To appease my ever-growing alienation, I plunged into literature, film, and music, anything that I could hold onto to calm my disquietude. Yet, I did not know at the time that I yearned to better understand who I was by seeing myself through the worlds of others. This unconscious search led me to study English and Portuguese language and literature at the Federal University of Bahia. However, as an undergrad, I did not search for myself as much. I still maintained this unbreakable connection between my subjectivity and literature, but, at the same time, I read more as an observer than a participant. Throughout most of my formal education, white authors, both from Brazil and Europe, represented the standard in literary studies, while Black authors, albeit abundant, were rarely mentioned.

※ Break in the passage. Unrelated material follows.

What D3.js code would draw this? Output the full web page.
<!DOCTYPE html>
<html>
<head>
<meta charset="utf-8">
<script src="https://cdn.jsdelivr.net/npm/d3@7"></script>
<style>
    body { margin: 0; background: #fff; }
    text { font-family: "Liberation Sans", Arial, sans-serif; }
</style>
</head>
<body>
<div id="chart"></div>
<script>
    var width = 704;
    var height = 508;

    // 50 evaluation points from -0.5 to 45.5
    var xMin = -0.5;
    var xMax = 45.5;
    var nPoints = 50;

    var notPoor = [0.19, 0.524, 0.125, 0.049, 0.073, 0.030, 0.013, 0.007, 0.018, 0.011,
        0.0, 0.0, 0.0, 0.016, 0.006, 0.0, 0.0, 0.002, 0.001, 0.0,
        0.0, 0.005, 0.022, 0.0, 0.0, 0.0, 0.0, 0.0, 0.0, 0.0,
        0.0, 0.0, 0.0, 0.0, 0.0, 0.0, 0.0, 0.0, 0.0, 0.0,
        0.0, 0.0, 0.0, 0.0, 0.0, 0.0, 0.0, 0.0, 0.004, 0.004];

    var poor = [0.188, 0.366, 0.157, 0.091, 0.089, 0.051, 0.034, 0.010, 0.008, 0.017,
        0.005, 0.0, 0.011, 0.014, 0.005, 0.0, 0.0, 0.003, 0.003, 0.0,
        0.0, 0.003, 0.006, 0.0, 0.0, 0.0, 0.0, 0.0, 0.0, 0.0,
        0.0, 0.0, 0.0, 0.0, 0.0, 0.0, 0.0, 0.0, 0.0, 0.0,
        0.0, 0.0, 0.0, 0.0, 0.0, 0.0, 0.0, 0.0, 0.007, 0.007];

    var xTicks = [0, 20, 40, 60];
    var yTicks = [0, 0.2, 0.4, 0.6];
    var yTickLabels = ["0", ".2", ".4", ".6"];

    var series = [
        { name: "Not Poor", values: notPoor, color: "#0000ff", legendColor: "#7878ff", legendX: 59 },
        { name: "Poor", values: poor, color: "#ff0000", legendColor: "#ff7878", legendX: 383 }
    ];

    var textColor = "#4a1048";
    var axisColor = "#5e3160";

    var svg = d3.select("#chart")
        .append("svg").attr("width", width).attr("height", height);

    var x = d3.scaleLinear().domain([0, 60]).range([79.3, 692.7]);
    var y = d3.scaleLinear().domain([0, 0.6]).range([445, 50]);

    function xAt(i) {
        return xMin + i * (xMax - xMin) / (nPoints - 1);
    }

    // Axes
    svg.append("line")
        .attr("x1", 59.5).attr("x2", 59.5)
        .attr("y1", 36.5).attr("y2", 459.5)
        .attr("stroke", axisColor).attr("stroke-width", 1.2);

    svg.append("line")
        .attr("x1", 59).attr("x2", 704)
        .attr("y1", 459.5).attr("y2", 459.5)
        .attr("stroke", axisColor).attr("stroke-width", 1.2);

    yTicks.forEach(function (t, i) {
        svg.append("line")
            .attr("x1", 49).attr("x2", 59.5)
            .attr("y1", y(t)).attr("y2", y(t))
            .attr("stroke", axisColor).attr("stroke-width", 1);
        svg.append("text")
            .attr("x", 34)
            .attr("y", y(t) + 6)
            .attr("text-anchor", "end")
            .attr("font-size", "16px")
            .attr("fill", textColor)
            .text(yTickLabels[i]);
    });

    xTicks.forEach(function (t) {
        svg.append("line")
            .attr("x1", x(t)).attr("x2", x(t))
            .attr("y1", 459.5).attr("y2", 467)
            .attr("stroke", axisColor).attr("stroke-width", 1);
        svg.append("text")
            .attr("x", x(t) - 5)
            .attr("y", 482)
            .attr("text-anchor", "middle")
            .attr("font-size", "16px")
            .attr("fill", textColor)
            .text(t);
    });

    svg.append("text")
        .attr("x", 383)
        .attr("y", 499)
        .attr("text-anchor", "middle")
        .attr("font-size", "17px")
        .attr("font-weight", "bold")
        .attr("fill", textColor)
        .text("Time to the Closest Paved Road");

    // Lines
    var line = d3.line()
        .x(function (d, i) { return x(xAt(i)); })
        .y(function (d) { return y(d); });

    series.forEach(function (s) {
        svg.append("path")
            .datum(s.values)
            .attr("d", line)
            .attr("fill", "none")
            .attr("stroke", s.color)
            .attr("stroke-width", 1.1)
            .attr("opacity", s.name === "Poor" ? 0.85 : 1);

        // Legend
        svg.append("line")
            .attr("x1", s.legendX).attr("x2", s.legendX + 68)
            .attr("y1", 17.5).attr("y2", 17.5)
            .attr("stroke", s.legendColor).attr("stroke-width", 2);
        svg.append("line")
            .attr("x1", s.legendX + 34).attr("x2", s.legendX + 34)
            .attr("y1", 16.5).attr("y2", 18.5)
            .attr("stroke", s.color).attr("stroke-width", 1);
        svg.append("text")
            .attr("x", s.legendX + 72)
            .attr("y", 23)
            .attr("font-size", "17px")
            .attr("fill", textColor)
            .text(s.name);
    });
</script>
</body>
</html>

Things changed when in 2016 I decided to read the novel Americanah by Chimamanda Ngozi Adichie. I had already watched her famous Ted Talks “The Danger of a Single Story” and “We Should All Be Feminists”, and I got curious to read her work. This was the moment. Ifemelu’s journey as a Black Nigerian immigrant in the United States enthralled, moved, and inspired me. Adichie’s intricate and poignant representation of Black people in the U.S., the U.K., and Nigeria veered from the stereotypically negative and dehumanizing portrayals of Black people I was used to seeing in the media. In the novel, Adichie explores several facets of Black experiences, and I still remember that reading it felt like finally arriving home after spending your entire life squinting at the horizon, wondering if you would ever reach your destination. After years searching, I saw myself through the writing of someone who looked like me.

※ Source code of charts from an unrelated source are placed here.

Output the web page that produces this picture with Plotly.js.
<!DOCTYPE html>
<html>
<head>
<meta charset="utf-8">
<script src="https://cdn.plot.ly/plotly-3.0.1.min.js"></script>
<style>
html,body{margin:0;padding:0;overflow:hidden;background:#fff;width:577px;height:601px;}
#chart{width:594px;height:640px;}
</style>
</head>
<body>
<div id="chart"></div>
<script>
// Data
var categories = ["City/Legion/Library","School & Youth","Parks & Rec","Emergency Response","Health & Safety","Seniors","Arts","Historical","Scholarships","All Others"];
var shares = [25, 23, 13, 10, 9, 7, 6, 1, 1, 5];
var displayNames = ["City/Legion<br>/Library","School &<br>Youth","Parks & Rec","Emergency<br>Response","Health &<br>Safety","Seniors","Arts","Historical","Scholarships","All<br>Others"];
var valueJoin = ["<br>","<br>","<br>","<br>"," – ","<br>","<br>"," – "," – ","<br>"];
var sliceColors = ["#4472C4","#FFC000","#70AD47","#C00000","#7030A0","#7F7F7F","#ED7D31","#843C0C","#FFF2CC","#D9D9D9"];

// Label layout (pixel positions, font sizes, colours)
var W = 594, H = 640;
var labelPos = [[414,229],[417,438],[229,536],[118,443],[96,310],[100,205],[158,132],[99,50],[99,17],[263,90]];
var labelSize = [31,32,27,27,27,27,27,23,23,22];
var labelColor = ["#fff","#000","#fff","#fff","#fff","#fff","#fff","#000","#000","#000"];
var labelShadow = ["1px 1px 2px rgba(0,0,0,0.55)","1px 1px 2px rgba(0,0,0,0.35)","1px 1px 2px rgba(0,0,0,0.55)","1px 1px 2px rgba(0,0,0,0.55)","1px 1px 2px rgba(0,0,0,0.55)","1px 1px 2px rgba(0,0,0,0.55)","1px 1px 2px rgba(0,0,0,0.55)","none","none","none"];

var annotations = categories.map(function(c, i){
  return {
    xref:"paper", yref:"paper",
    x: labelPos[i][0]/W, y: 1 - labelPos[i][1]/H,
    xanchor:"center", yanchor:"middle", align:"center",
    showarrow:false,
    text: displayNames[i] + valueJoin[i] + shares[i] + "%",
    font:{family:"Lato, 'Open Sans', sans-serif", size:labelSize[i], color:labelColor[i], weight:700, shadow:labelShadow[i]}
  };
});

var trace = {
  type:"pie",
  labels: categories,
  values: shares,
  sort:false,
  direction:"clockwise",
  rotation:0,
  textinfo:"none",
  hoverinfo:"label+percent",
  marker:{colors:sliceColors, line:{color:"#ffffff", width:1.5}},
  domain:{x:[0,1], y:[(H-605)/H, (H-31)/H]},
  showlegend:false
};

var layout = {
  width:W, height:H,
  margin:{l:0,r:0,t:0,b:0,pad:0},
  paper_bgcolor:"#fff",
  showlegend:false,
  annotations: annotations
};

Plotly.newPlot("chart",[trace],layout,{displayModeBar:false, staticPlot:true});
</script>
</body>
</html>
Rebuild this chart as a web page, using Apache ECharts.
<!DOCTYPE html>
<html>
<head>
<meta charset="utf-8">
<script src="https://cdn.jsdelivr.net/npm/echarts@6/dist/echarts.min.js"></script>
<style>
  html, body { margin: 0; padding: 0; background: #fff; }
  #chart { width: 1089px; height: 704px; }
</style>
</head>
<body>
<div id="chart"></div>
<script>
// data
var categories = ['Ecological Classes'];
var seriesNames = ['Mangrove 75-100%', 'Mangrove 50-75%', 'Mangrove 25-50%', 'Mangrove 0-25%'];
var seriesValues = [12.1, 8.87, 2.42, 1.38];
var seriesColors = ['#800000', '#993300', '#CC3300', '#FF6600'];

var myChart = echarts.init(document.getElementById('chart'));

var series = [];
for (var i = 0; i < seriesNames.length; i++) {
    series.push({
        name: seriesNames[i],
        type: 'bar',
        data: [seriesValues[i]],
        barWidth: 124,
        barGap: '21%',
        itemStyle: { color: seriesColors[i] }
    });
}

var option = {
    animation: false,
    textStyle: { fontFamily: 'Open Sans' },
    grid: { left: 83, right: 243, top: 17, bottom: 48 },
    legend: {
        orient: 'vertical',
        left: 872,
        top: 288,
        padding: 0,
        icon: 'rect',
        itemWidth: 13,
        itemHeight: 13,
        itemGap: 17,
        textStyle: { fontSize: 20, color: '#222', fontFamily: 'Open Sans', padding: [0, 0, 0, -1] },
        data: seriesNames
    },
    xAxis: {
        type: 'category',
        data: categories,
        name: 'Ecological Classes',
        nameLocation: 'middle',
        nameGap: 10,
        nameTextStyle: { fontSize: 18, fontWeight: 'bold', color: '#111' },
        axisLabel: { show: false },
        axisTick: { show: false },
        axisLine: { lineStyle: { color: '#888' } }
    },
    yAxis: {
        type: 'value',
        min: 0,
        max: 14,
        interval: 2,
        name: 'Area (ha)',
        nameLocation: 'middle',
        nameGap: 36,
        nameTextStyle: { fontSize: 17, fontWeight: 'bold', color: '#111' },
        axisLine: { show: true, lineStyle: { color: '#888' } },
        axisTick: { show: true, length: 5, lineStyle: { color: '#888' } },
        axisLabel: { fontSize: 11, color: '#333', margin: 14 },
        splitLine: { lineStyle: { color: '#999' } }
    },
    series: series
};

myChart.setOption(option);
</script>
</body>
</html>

Nonetheless, I was not satisfied. I started reading Chinua Achebe, Sefi Atta, Wole Soyinka, and decided to translate this hunger for self-representation into a research project for graduate school. In 2018, I started following Ifemelu’s path as an immigrant in the U.S. to continue this intellectual and subjective query about the diversity of Black experiences across the world. I had found my home in African literatures and decided to never leave. I wanted to get closer to a mirror that had always been turned the other way, a lack of seeing that confined me to the role of the other. I wanted to stay, to sink “roots in without the constant urge to tug them out and shake off the soil” (Adichie 7).

Eventually, my research and teaching started to overlap. Curiosity prompted me to seek literature and film in which students who were also considered the other could see themselves represented as well. For students who were used to seeing themselves represented in all spheres of life, I also introduced them to works from diverse authors in order for them to move the mirror, look around, and get in contact with different realities and worldviews. These carefully devised choices of the texts I teach have turned my classrooms into safe spaces where diversity is the norm, and all students are heard and included.

Therefore, teaching African narratives about Black immigrants irreversibly converged my teaching philosophy and research. People still ask me nowadays which culture I identify with the most or even suggest that one day I will finally decide which country I consider to be my home. I never know how to answer this question because it is hard to convey what growing up in the diaspora is like. At least for now, I can say that every time I read Americanah again it takes me back to when this journey started, and I am excited to see where it will lead me.